When Nazi Germany dissolved Czechoslovakia in 1939, the Protectorate of Bohemia and Moravia formed the "Bohemian-Moravian Railway" company (in Czech Českomoravské dráhy-ČMD, in German Böhmisch-Mährische Bahn-BMB) under the control of Deutsche Reichsbahn (DR). In the Slovak State, the "Slovak Railways" company (in Slovak Slovenské železnice-SŽ) was formed.

In 1945, ČSD was re-established.

After the dissolution of Czechoslovakia at the end of 1992, the company was divided into the state-owned České dráhy (Czech Railways) and Železnice Slovenskej republiky (Railways of the Slovak Republic). The fixed infrastructure was transferred to the successor countries according to location; the remainder was divided by 2:1 ratio.
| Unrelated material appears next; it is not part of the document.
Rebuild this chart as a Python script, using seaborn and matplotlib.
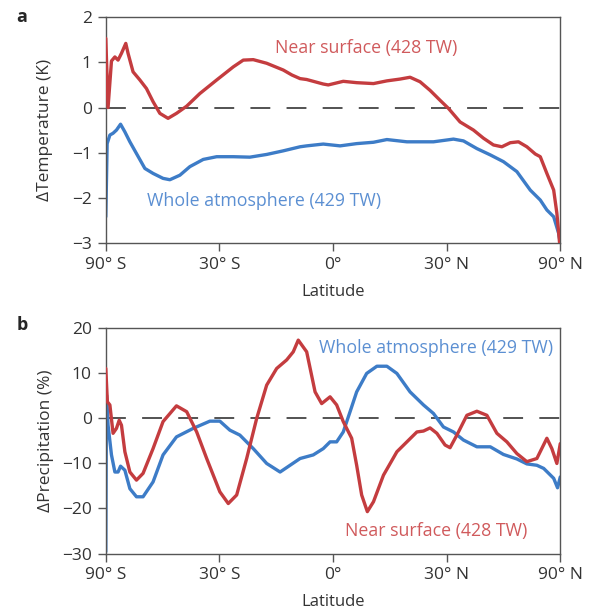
import numpy as np
import pandas as pd
import seaborn as sns
import matplotlib
matplotlib.use("Agg")
import matplotlib.pyplot as plt

# x values are sin(latitude)
# panel a: temperature change (K)
a_surf_x = [-1.0, -0.990, -0.975, -0.960, -0.946, -0.931, -0.912, -0.902, -0.880, -0.850,
            -0.821, -0.792, -0.762, -0.726, -0.689, -0.644, -0.586, -0.512, -0.439, -0.395,
            -0.351, -0.292, -0.219, -0.181, -0.145, -0.116, -0.043, -0.021, 0.045, 0.104,
            0.178, 0.237, 0.295, 0.339, 0.383, 0.427, 0.471, 0.508, 0.559, 0.618,
            0.662, 0.706, 0.743, 0.780, 0.816, 0.853, 0.890, 0.912, 0.941, 0.971,
            0.985, 0.997]
a_surf_y = [1.53, 0.0, 1.03, 1.12, 1.05, 1.2, 1.42, 1.2, 0.79, 0.61,
            0.42, 0.13, -0.13, -0.24, -0.13, 0.03, 0.31, 0.61, 0.9, 1.05,
            1.06, 0.98, 0.83, 0.72, 0.64, 0.62, 0.52, 0.5, 0.58, 0.55,
            0.53, 0.59, 0.63, 0.67, 0.57, 0.38, 0.16, -0.02, -0.32, -0.5,
            -0.68, -0.83, -0.87, -0.78, -0.76, -0.87, -1.03, -1.09, -1.46, -1.83,
            -2.34, -3.0]

a_atm_x = [-1.0, -0.994, -0.982, -0.968, -0.953, -0.935, -0.916, -0.894, -0.865, -0.828,
           -0.792, -0.748, -0.718, -0.674, -0.630, -0.571, -0.512, -0.439, -0.366, -0.292,
           -0.219, -0.145, -0.116, -0.043, 0.031, 0.104, 0.178, 0.237, 0.325, 0.442,
           0.530, 0.574, 0.633, 0.692, 0.750, 0.809, 0.868, 0.912, 0.941, 0.971,
           0.993, 1.0]
a_atm_y = [-2.42, -0.8, -0.61, -0.57, -0.5, -0.37, -0.54, -0.76, -1.02, -1.35,
           -1.46, -1.57, -1.6, -1.5, -1.31, -1.15, -1.09, -1.09, -1.1, -1.04,
           -0.96, -0.87, -0.85, -0.81, -0.85, -0.8, -0.77, -0.71, -0.76, -0.76,
           -0.7, -0.74, -0.91, -1.05, -1.2, -1.42, -1.83, -2.05, -2.27, -2.42,
           -2.79, -3.0]

# panel b: precipitation change (%)
b_surf_x = [-1.0, -0.993, -0.982, -0.968, -0.953, -0.941, -0.931, -0.916, -0.894, -0.865,
            -0.836, -0.792, -0.748, -0.689, -0.644, -0.600, -0.556, -0.498, -0.461, -0.424,
            -0.380, -0.336, -0.292, -0.248, -0.204, -0.175, -0.153, -0.116, -0.079, -0.050,
            -0.013, 0.016, 0.045, 0.082, 0.104, 0.126, 0.151, 0.178, 0.222, 0.281,
            0.325, 0.369, 0.398, 0.427, 0.457, 0.493, 0.515, 0.545, 0.589, 0.633,
            0.677, 0.721, 0.765, 0.809, 0.853, 0.897, 0.941, 0.963, 0.985, 1.0]
b_surf_y = [11.1, 3.7, 3.0, -3.3, -2.2, -0.4, -1.5, -7.4, -11.9, -13.7,
            -12.2, -6.7, -0.7, 2.8, 1.5, -3.0, -8.9, -16.3, -18.9, -17.0,
            -8.9, 0.0, 7.4, 11.1, 13.0, 14.8, 17.4, 14.8, 5.9, 3.3,
            4.8, 3.0, -0.7, -4.4, -10.4, -17.0, -20.7, -18.5, -12.6, -7.4,
            -5.2, -3.0, -2.8, -2.1, -3.3, -5.9, -6.5, -3.7, 0.7, 1.6,
            0.7, -3.3, -5.2, -7.8, -9.6, -8.9, -4.4, -6.7, -10.0, -5.6]

b_atm_x = [-1.0, -0.997, -0.990, -0.975, -0.960, -0.946, -0.935, -0.916, -0.894, -0.865,
           -0.836, -0.792, -0.748, -0.689, -0.615, -0.542, -0.498, -0.454, -0.410, -0.351,
           -0.292, -0.233, -0.189, -0.145, -0.087, -0.043, -0.013, 0.016, 0.045, 0.075,
           0.104, 0.148, 0.193, 0.237, 0.281, 0.339, 0.398, 0.442, 0.486, 0.530,
           0.574, 0.633, 0.692, 0.750, 0.809, 0.853, 0.897, 0.927, 0.971, 0.988, 1.0]
b_atm_y = [-29.6, 5.2, -1.5, -8.1, -11.9, -11.9, -10.6, -11.5, -15.6, -17.4,
           -17.4, -14.1, -8.1, -4.1, -2.2, -0.6, -0.6, -2.6, -3.7, -6.7,
           -10.0, -11.9, -10.4, -8.9, -8.1, -6.7, -5.2, -5.2, -3.0, 1.5,
           5.9, 10.0, 11.6, 11.6, 10.0, 5.9, 3.0, 1.1, -1.9, -3.0,
           -4.8, -6.3, -6.3, -8.0, -9.0, -10.1, -10.4, -11.1, -13.3, -15.4, -13.0]

xticks = [-1, -0.5, 0, 0.5, 1]
xticklabels = ["90° S", "30° S", "0°", "30° N", "90° N"]

RED = "#c43c3f"
BLUE = "#3d7cc7"
RED_TXT = "#d05a5c"
BLUE_TXT = "#5b8fd2"

sns.set_style("ticks")
plt.rcParams["font.family"] = ["Open Sans", "DejaVu Sans"]
plt.rcParams["axes.edgecolor"] = "#555555"
plt.rcParams["xtick.color"] = "#555555"
plt.rcParams["ytick.color"] = "#555555"
plt.rcParams["xtick.labelcolor"] = "#333333"
plt.rcParams["ytick.labelcolor"] = "#333333"

fig = plt.figure(figsize=(5.91, 6.15), dpi=100)
ax1 = fig.add_axes([0.179, 0.605, 0.769, 0.367])
ax2 = fig.add_axes([0.179, 0.100, 0.769, 0.366])


def draw(ax, sx, sy, ax_x, ax_y):
    ax.axhline(0, color="#444444", lw=1.3, dashes=(11, 9), zorder=1)
    sns.lineplot(x=sx, y=sy, ax=ax, color=RED, lw=2.4, sort=False,
                 solid_joinstyle="round", zorder=3)
    sns.lineplot(x=ax_x, y=ax_y, ax=ax, color=BLUE, lw=2.4, sort=False,
                 solid_joinstyle="round", zorder=2)
    ax.set_xlim(-1, 1)
    ax.set_xticks(xticks)
    ax.set_xticklabels(xticklabels)
    ax.set_xlabel("Latitude", fontsize=12, color="#333333", labelpad=8)
    ax.tick_params(labelsize=12.5, length=6, width=1, pad=4)
    for sp in ax.spines.values():
        sp.set_visible(True)
        sp.set_linewidth(1)


draw(ax1, a_surf_x, a_surf_y, a_atm_x, a_atm_y)
ax1.set_ylim(-3, 2)
ax1.set_yticks([-3, -2, -1, 0, 1, 2])
ax1.set_yticklabels(["\u22123", "\u22122", "\u22121", "0", "1", "2"])
ax1.set_ylabel("\u0394Temperature (K)", fontsize=12.5, color="#333333", labelpad=14)
ax1.text(-0.82, -2.07, "Whole atmosphere (429 TW)", color=BLUE_TXT, fontsize=12.8,
         ha="left", va="center")
ax1.text(-0.256, 1.31, "Near surface (428 TW)", color=RED_TXT, fontsize=12.8,
         ha="left", va="center")

draw(ax2, b_surf_x, b_surf_y, b_atm_x, b_atm_y)
ax2.set_ylim(-30, 20)
ax2.set_yticks([-30, -20, -10, 0, 10, 20])
ax2.set_yticklabels(["\u221230", "\u221220", "\u221210", "0", "10", "20"])
ax2.set_ylabel("\u0394Precipitation (%)", fontsize=12.5, color="#333333", labelpad=6)
ax2.text(0.97, 15.6, "Whole atmosphere (429 TW)", color=BLUE_TXT, fontsize=12.8,
         ha="right", va="center")
ax2.text(0.053, -25.0, "Near surface (428 TW)", color=RED_TXT, fontsize=12.8,
         ha="left", va="center")

fig.text(0.028, 0.972, "a", fontsize=13, fontweight="bold", va="center")
fig.text(0.028, 0.472, "b", fontsize=13, fontweight="bold", va="center")

fig.savefig("out.png", dpi=100)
One of the many trains found in the state railway system, is the ČSD Class T478.3.

==Electrification==
- Electrification of the railways started gradually during the 1920s. In Prague the trains used a direct current system at 1.5 kV.
- To power the line from Prague to Chop (Чоп, Čop, Ukraine State), a direct current system using 3 kV was built after 1945.
- To the north of this line, trains use direct current with voltage 3 kV, to the south they use alternating current with voltage 25 kV at 50 Hz. These two systems continue today.